Tracy comienza la nueva década con un gran éxito de crítica y de público: El padre de la novia (Vincente Minnelli, 1950), comedia blandita sobre las tribulaciones de un padre ante la boda de su hija, interpretada por una hermosa Elizabeth Taylor. Spencer Tracy recibió por su interpretación una nominación al Oscar. La buena acogida de la película lleva a filmar al año siguiente El padre es abuelo (Vicente Minnelli), donde repiten los protagonistas esta vez con el nacimiento de un nieto como núcleo de la historia.
Tras rodar en 1954 el western Lanza rota a las órdenes de Edward Dmytryk, Tracy es de nuevo nominado como mejor actor por Conspiración de silencio (John Sturges, 1955), un intenso drama rural donde Tracy vuelve a brillar con luz propia. En 1958, Tracy vuelve a trabajar con John Ford en El último hurra, un buen drama político con el actor en la piel de un veterano y honrado alcalde que ha de hacer frente a los manejos de las fuerzas vivas de la ciudad. También de este año es la adaptación de la novela de Ernest Hemingway El viejo y el mar (John Sturges), por la que vuelve a ser nominado al Oscar.
La década de los años sesenta será la de sus últimos trabajos. Son sus cinco últimas películas, cuatro de las cuales las rueda a las órdenes de Stanley Kramer: La herencia del viento (1960), basada en un caso real sobre el juicio a un profesor por enseñar la teoría de la evolución de las especies, ¿Vencedores o vencidos? (El juicio de Nuremberg) (1961), por la que volvería a ser nominado al Oscar, El mundo está loco, loco, loco (1963), una alocada comedia, y Adivina quién viene esta noche (1967), sobre los prejuicios raciales y por la que de nuevo el actor sería nominado al Oscar.
En medio de estos trabajos con Kramer, Tracy trabajaría con Mervyn LeRoy en El diablo a las cuatro (1961), film de aventuras que anuncia el subgénero de catástrofes que invadirá las pantallas en los setenta.
Poco después de terminar el rodaje de Adivina quién viene esta noche, Spencer Tracy moriría de un ataque al corazón. Era el diez de junio de 1967 y tenía sesenta y siete años de edad.

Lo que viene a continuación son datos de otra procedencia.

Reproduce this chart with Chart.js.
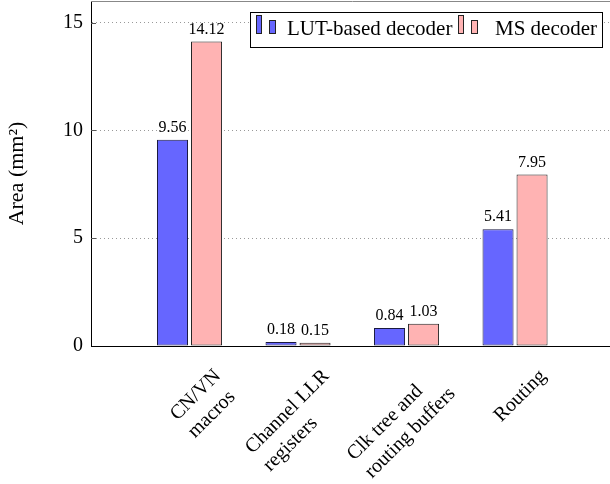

Spencer Tracy no tenía un carácter fácil. Además de sus firmes convicciones católicas, que hicieron que permaneciera casado toda su vida con Louise Treadwell, con quién tuvo dos hijos, a pesar de su que estaba profundamente enamorado de Katharine Hepburn, Tracy también era alcohólico. Sin embargo, la imagen que nos ha trasmitido a lo largo de su carrera es la de un hombre honrado y de firmes principios. Siempre le hemos visto defender causas justas, como la de la igualdad de sexos (La mujer del año) o de razas (Adivina quién viene esta noche), o encarnar a personas esencialmente buenas, como su Manuel de Capitanes intrépidos o el alcalde de El último hurra. Spencer Tracy siempre estaba del lado de la verdad y del sentido común (¿Vencedores o vencidos?, La herencia del viento), pero también supo encarnar con absoluta credibilidad al americano medio, fiel esposo y honrado ciudadano, preocupado por los asuntos domésticos de la misma manera que millones de hombres en todo el mundo, como demostró en El padre de la novia o en El padre es abuelo.
Con el paso de los años, conforme se iba haciendo mayor, su pelo blanco y sus arrugas nos daban la imagen de un abuelo cariñoso y comprensivo, o de un luchador que se niega a rendirse a pesar de que sus fuerzas flaqueen.
Spencer Tracy se queda lejos de la imagen de glamour y fuerza que desprendían otros actores del Hollywood clásico, del famoso star system, término que no parece cuadrarle muy bien, a pesar de ser uno de los actores de más talento de la historia del cine. Su fuerza provenía de su interior, de los valores que supo encarnar como nadie y trasmitir con absoluta naturalidad. Su fuerza es la de alguien cercano, pero excepcional, la de un luchador inquebrantable pero con sus flaquezas y sus limitaciones de ciudadano corriente, de persona con sus miedos y sus dudas.
Si tuviera que quedarme con una sola escena de su extensa carrera, algo que resumiera su talento y lo que representó para millones de espectadores, me quedaría con el discurso con el que se cierra Adivina quién viene esta noche, todo una demostración de su talento y su naturalidad, de la fuerza de unas convicciones y del intenso amor de toda una vida; un discurso capaz de emocionarnos desde la sencillez más absoluta. Esa sola escena resume y justifica toda una carrera de un actor excepcional.